Last year they taped Charlie’s glasses to the TV screen and watched The Office and whenever anybody’s eyes fit into them. Another was in the summer Lynne and Anna were crazy about Hamilton the musical, you know, but Charlie hated it due to overkill – they’d done the play at school – but they were, in spite of Charlie’s cringing-out, watching Hamilton on TV and the game? Every time Charlie complained, they drank.
Christmas gets better when your kids get older what with jobs and money and everything I’ve been thinking of penning a new song as a tribute to this wonderful time, again to the tune of Silver Bells, soon it will be payback time.
Oh fuck just kidding c’mon
And yesterday I was cracking white ice on a walk and thought something about white ice would make a good story and I had a mostly awake night thinking about it and a few other things such as I have a mag cover to dream up today and also this blog, so anyway when that happens, when I think of things overnight you know in the morning it’s like shit writes itself so here’s a white ice story if you feel like reading one and if not, here it isn’t.
White Ice
I can feel when a story’s going to be too much and this is one of them. I don’t know. Some mornings I just wake up and it feels like Todd didn’t die.
There are privileges to being the youngest, mostly that nobody’s watching you so much as they did the others, but you get the lesser this and the ugly that and the worn out shoes and later, when you’re older, you know it was more serious than just nobody watching because there’s hardly any evidence of your existence, just a few school photographs all those faces like a jar of spilled buttons, no saved artwork not even that bird, no awards, no heroes.
Good thing we had Mary Pilgrim for a neighbour and her dog Em which looks weird on the page so I’ll try it another way.
Mary lived alone, her house had that smell, not exactly bad but significant.

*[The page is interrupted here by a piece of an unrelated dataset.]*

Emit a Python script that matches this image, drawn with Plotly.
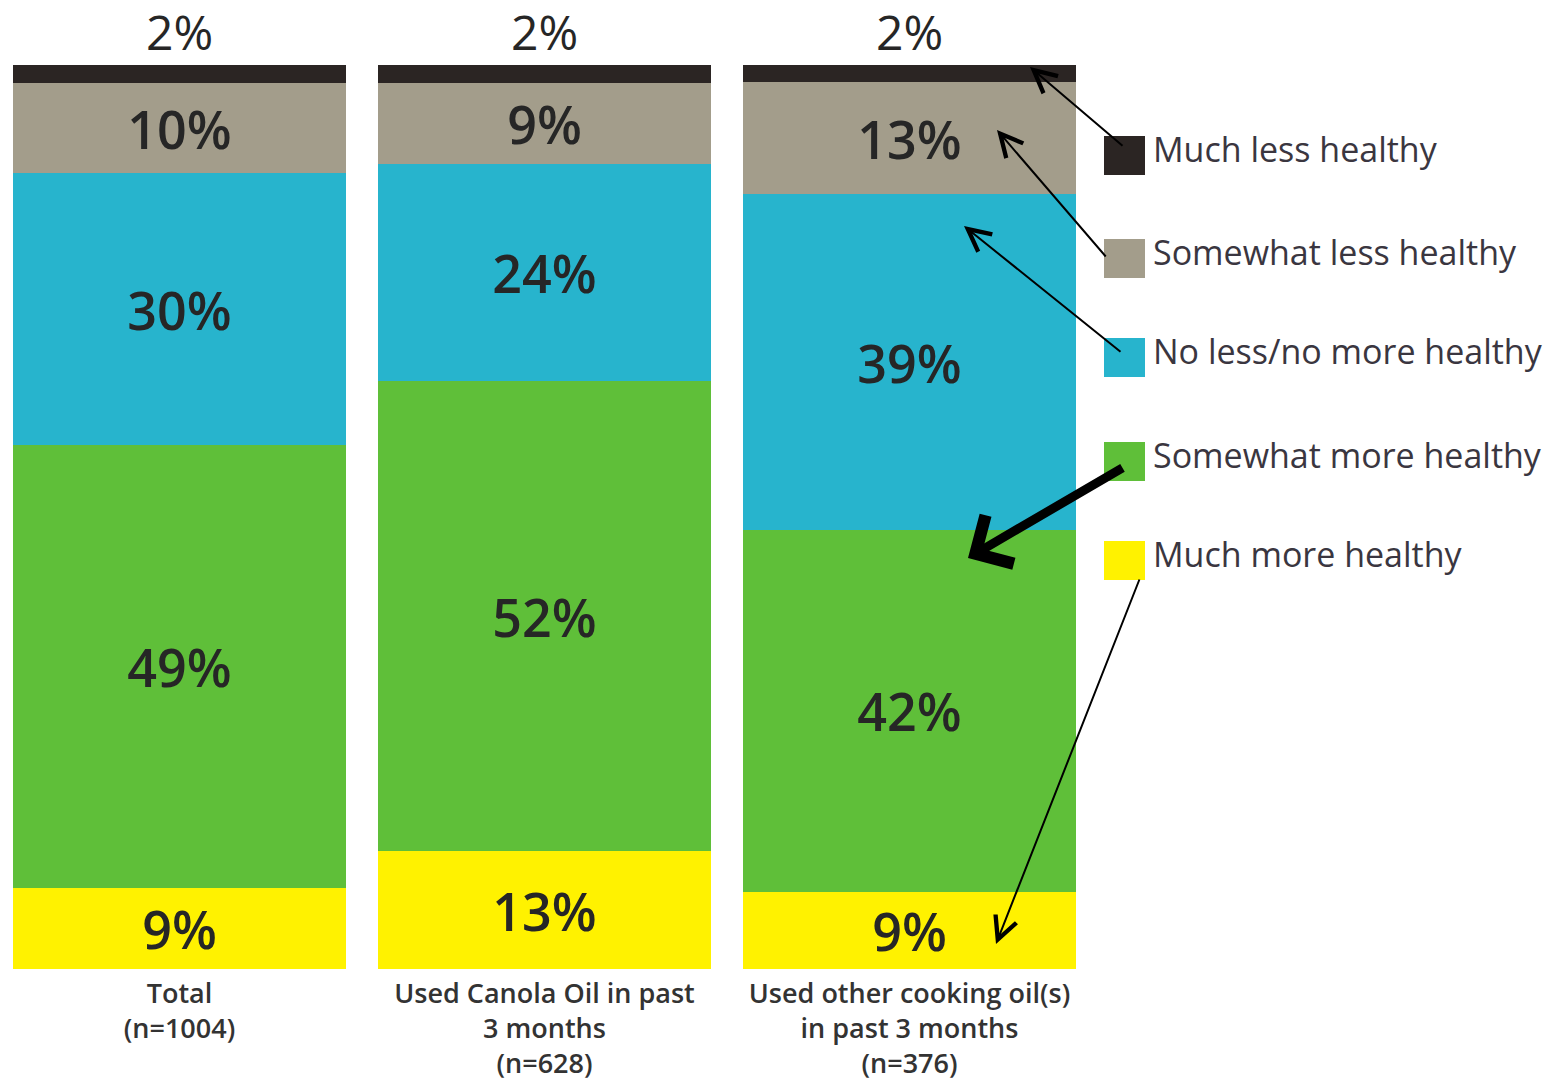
import plotly.graph_objects as go

# ---- data ----
categories = ["Total<br>(n=1004)",
              "Used Canola Oil in past<br>3 months<br>(n=628)",
              "Used other cooking oil(s)<br>in past 3 months<br>(n=376)"]
series_names = ["Much more healthy", "Somewhat more healthy", "No less/no more healthy",
                "Somewhat less healthy", "Much less healthy"]
much_more = [9, 13, 9]
somewhat_more = [49, 52, 42]
no_change = [30, 24, 39]
somewhat_less = [10, 9, 13]
much_less = [2, 2, 2]
colors = ["#fff200", "#5fbf39", "#27b4cd", "#a39d8b", "#2b2523"]

series_values = [much_more, somewhat_more, no_change, somewhat_less, much_less]

W, H = 1548, 1084
ML, MR, MT, MB = 0, 453, 65, 115
PW = W - ML - MR
PH = H - MT - MB

def px(x):
    return (x - ML) / PW

def py(y):
    return (H - MB - y) / PH

TXT = "#262626"
FONT = "Open Sans, Noto Sans, sans-serif"

fig = go.Figure()
xs = [0, 1, 2]
for name, vals, col in zip(series_names, series_values, colors):
    inside = name != "Much less healthy"
    fig.add_trace(go.Bar(
        x=xs, y=vals, name=name,
        marker=dict(color=col, line=dict(width=0)),
        text=[f"{v}%" for v in vals] if inside else None,
        textposition="inside" if inside else "none",
        insidetextanchor="middle",
        constraintext="none",
        textfont=dict(size=52, color=TXT, family=FONT, weight=600),
        showlegend=False,
        hoverinfo="skip",
    ))

# top labels (2%) above each bar
for i, v in enumerate(much_less):
    fig.add_annotation(x=xs[i], y=100, xref="x", yref="y", text=f"{v}%",
                       showarrow=False, yanchor="bottom", yshift=0, borderpad=0,
                       font=dict(size=48, color=TXT, family=FONT))

# manual legend
leg_tops = [136, 239, 338, 442, 541]
leg_order = list(reversed(range(len(series_names))))  # Much less first
for k, idx in enumerate(leg_order):
    t = leg_tops[k]
    fig.add_shape(type="rect", xref="paper", yref="paper",
                  x0=px(1104), x1=px(1145), y0=py(t + 39), y1=py(t),
                  fillcolor=colors[idx], line=dict(width=0))
    fig.add_annotation(xref="paper", yref="paper", x=px(1151), y=py(t + 13),
                       text=series_names[idx], showarrow=False,
                       xanchor="left", yanchor="middle",
                       font=dict(size=34, color="#3a3640", family=FONT))

# arrows (tail at legend swatch, head at the bar)
arrows = [
    ((1124, 147), (1030, 67), 2, 5, 1.0),
    ((1107, 258), (997, 130), 2, 5, 1.0),
    ((1122, 353), (964, 226), 2, 5, 1.0),
    ((1124, 467), (968, 558), 9, 4, 0.5),
    ((1140, 578), (996, 944), 2, 5, 1.0),
]
for (tx, ty), (hx, hy), w, head, size in arrows:
    fig.add_annotation(xref="paper", yref="paper", x=px(hx), y=py(hy),
                       ax=tx - hx, ay=ty - hy, showarrow=True,
                       arrowhead=head, arrowwidth=w, arrowsize=size * 2.2 if w < 5 else 1.2,
                       arrowcolor="#000000", text="")

fig.update_layout(
    barmode="stack",
    barnorm="percent",
    bargap=32 / 365,
    width=W, height=H,
    margin=dict(l=ML, r=MR, t=MT, b=MB, pad=0),
    paper_bgcolor="white", plot_bgcolor="white",
    font=dict(family=FONT),
    xaxis=dict(range=[-179.5 / 365, 2 + (PW - 909.5) / 365],
               tickmode="array", tickvals=xs, ticktext=categories,
               tickfont=dict(size=27, color="#333333", family=FONT, weight=600),
               ticklabelstandoff=6,
               showline=False, showgrid=False, zeroline=False, ticks=""),
    yaxis=dict(range=[0, 100], visible=False, showgrid=False, zeroline=False),
)

fig.write_html("out.html")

I’d stand just inside the door while she got M’s leash and off we’d go and no matter what every time I turned around she was at the window so I’d spin M around so he could see or I guess more so she could.
Funny how even when somebody’s smaller than a dot you still know they’re smiling.

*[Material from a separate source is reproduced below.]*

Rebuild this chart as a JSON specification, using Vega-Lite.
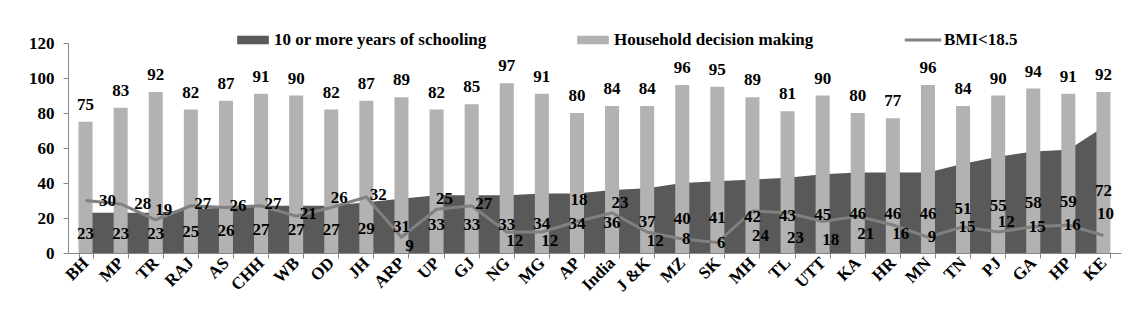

And the smile kind of hung between us if you know what I mean, like when Todd her son was still alive we’d have the can-to-can line between our windows so we could talk in the night just like Huck Finn and Tom Sawyer.
Anyway me and M most times we’d be gone all day. I don’t know how much Mary knew about my house, that there wasn’t much to eat or a properly set table, but she’d always pack us a lunch and it was a feast including sandwiches, cheese in a red wax shell like an egg, carrots, apples and oranges all of which I shared 50-50 with M except he didn’t swallow the oranges so those I kept for myself.
People described our family as a broood, but I didn’t care about any of it, you know that? Didn’t give a hoot. I suppose I would have had I been hungry but what with Mary giving me all those lunches and quick snacks when I dropped M off so when I went back home, my brothers playing poker at the kitchen table my mother asleep on the couch my dad in bed with his stomach, I’d just go to my room, do homework or draw or maybe just moon out the window, look at those four black squares in Mary’s upstairs.
And I didn’t care about the boots or the shit coats or any of that, I think I knew it was all temporary, I used to have I just need to make it through today on repeat, but what got to me most is silly, I know, but it was all the white ice was always gone.
My brothers knew I liked it and the fucking brood of them would go out smash it all before I went to get M so it was a rare thing to find any fresh and I’d – well me and M – we’d go into the forest looking for it, and it’s not like it would just be there, no, you had to sort of plant it if you know what I mean, like you’d walk in nearly frozen mud so next time maybe there’d be a layer of it where your foot sank.
So sometimes me and M we’d come across perfect bubbles of it like a present, and I’d relish it, feel it under my boots, listen to the crackle fill the forest, watch M’s ears, and then always I’d leave – and this is where things get a little too much but it's how it went – I’d leave about half for Todd who liked it just as much as me if not more.